◆ **Collected data**

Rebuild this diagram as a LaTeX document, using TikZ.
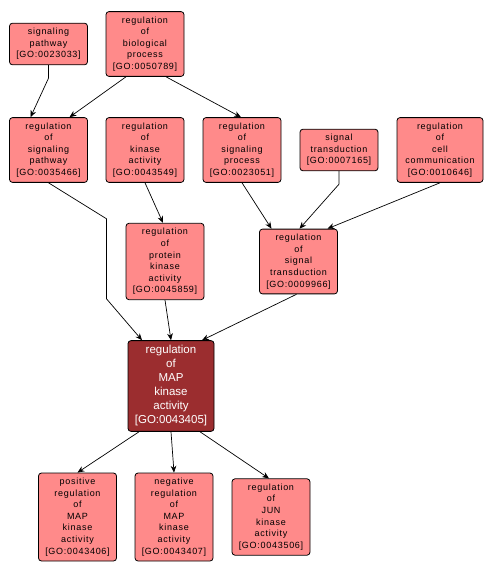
\documentclass[tikz,border=0pt]{standalone}
\usepackage{fontspec}
\setmainfont[LetterSpace=8]{Liberation Sans}
\newfontfamily\focusfont{Liberation Sans}
\usepackage{tikz}
\usetikzlibrary{arrows.meta}
\usepackage{xcolor}
\definecolor{termred}{HTML}{FF8A8A}
\definecolor{focusred}{HTML}{9B2D2F}

\begin{document}
\begin{tikzpicture}[
    x=1pt, y=-1pt,
    term/.style={rectangle, draw, line width=0.8pt, rounded corners=3pt, minimum width=78pt, inner xsep=4pt, inner ysep=5pt, fill=#1, font=\fontsize{9}{11.6}\selectfont, align=center},
    term/.default=termred,
    focus/.style={term=focusred, minimum width=86pt, text=white, font=\focusfont\fontsize{11.5}{14}\selectfont},
    arr/.style={-{Stealth[length=2.4mm, width=2mm]}, line width=0.7pt}
]
\useasboundingbox (0,0) rectangle (494,575);

% Top row
\node[term] (sp) at (48.5, 44) {signaling\\pathway\\{[GO:0023033]}};
\node[term] (rbp) at (145, 44) {regulation\\of\\biological\\process\\{[GO:0050789]}};

% Second row
\node[term] (rsp) at (48.5, 150) {regulation\\of\\signaling\\pathway\\{[GO:0035466]}};
\node[term] (rka) at (145, 150) {regulation\\of\\kinase\\activity\\{[GO:0043549]}};
\node[term] (rspr) at (242, 150) {regulation\\of\\signaling\\process\\{[GO:0023051]}};
\node[term] (st) at (339, 150) {signal\\transduction\\{[GO:0007165]}};
\node[term, minimum width=86pt] (rcc) at (440, 150) {regulation\\of\\cell\\communication\\{[GO:0010646]}};

% Third row
\node[term] (rpka) at (165, 261.5) {regulation\\of\\protein\\kinase\\activity\\{[GO:0045859]}};
\node[term] (rst) at (298.5, 261.5) {regulation\\of\\signal\\transduction\\{[GO:0009966]}};

% Focus term
\node[focus] (rmap) at (171, 386) {regulation\\of\\MAP\\kinase\\activity\\{[GO:0043405]}};

% Children
\node[term] (pos) at (77.5, 517) {positive\\regulation\\of\\MAP\\kinase\\activity\\{[GO:0043406]}};
\node[term] (neg) at (174, 517) {negative\\regulation\\of\\MAP\\kinase\\activity\\{[GO:0043407]}};
\node[term] (jun) at (271, 517) {regulation\\of\\JUN\\kinase\\activity\\{[GO:0043506]}};

% Arrows
\draw[arr] (sp.south) -- ++(0, 13) -- ([xshift=-18pt]rsp.north);
\draw[arr] ([xshift=-19pt]rbp.south) -- ([xshift=21pt]rsp.north);
\draw[arr] ([xshift=21pt]rbp.south) -- ([xshift=-1pt]rspr.north);
\draw[arr] (rsp.south) -- ++(58, 36) -- ++(0, 80) -- ([xshift=-29pt]rmap.north);
\draw[arr] (rka.south) -- ([xshift=-2pt]rpka.north);
\draw[arr] (rpka.south) -- (rmap.north);
\draw[arr] (rspr.south) -- ([xshift=-27pt]rst.north);
\draw[arr] (st.south) -- ++(0, 13) -- ([xshift=1pt]rst.north);
\draw[arr] (rcc.south) -- ([xshift=29pt]rst.north);
\draw[arr] ([xshift=-2pt]rst.south) -- ([xshift=31pt]rmap.north);
\draw[arr] ([xshift=-32pt]rmap.south) -- (pos.north);
\draw[arr] (rmap.south) -- (neg.north);
\draw[arr] ([xshift=29pt]rmap.south) -- ([xshift=-2pt]jun.north);

\end{tikzpicture}
\end{document}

◆ **Task instructions**
Write out each line of the listing above, exactly, from its first line to the line holding "(0,0) rectangle (494,575);", inclusive. Skip the pictures.

◆ **Finished task**
Rebuild this diagram as a LaTeX document, using TikZ.
\documentclass[tikz,border=0pt]{standalone}
\usepackage{fontspec}
\setmainfont[LetterSpace=8]{Liberation Sans}
\newfontfamily\focusfont{Liberation Sans}
\usepackage{tikz}
\usetikzlibrary{arrows.meta}
\usepackage{xcolor}
\definecolor{termred}{HTML}{FF8A8A}
\definecolor{focusred}{HTML}{9B2D2F}

\begin{document}
\begin{tikzpicture}[
    x=1pt, y=-1pt,
    term/.style={rectangle, draw, line width=0.8pt, rounded corners=3pt, minimum width=78pt, inner xsep=4pt, inner ysep=5pt, fill=#1, font=\fontsize{9}{11.6}\selectfont, align=center},
    term/.default=termred,
    focus/.style={term=focusred, minimum width=86pt, text=white, font=\focusfont\fontsize{11.5}{14}\selectfont},
    arr/.style={-{Stealth[length=2.4mm, width=2mm]}, line width=0.7pt}
]
\useasboundingbox (0,0) rectangle (494,575);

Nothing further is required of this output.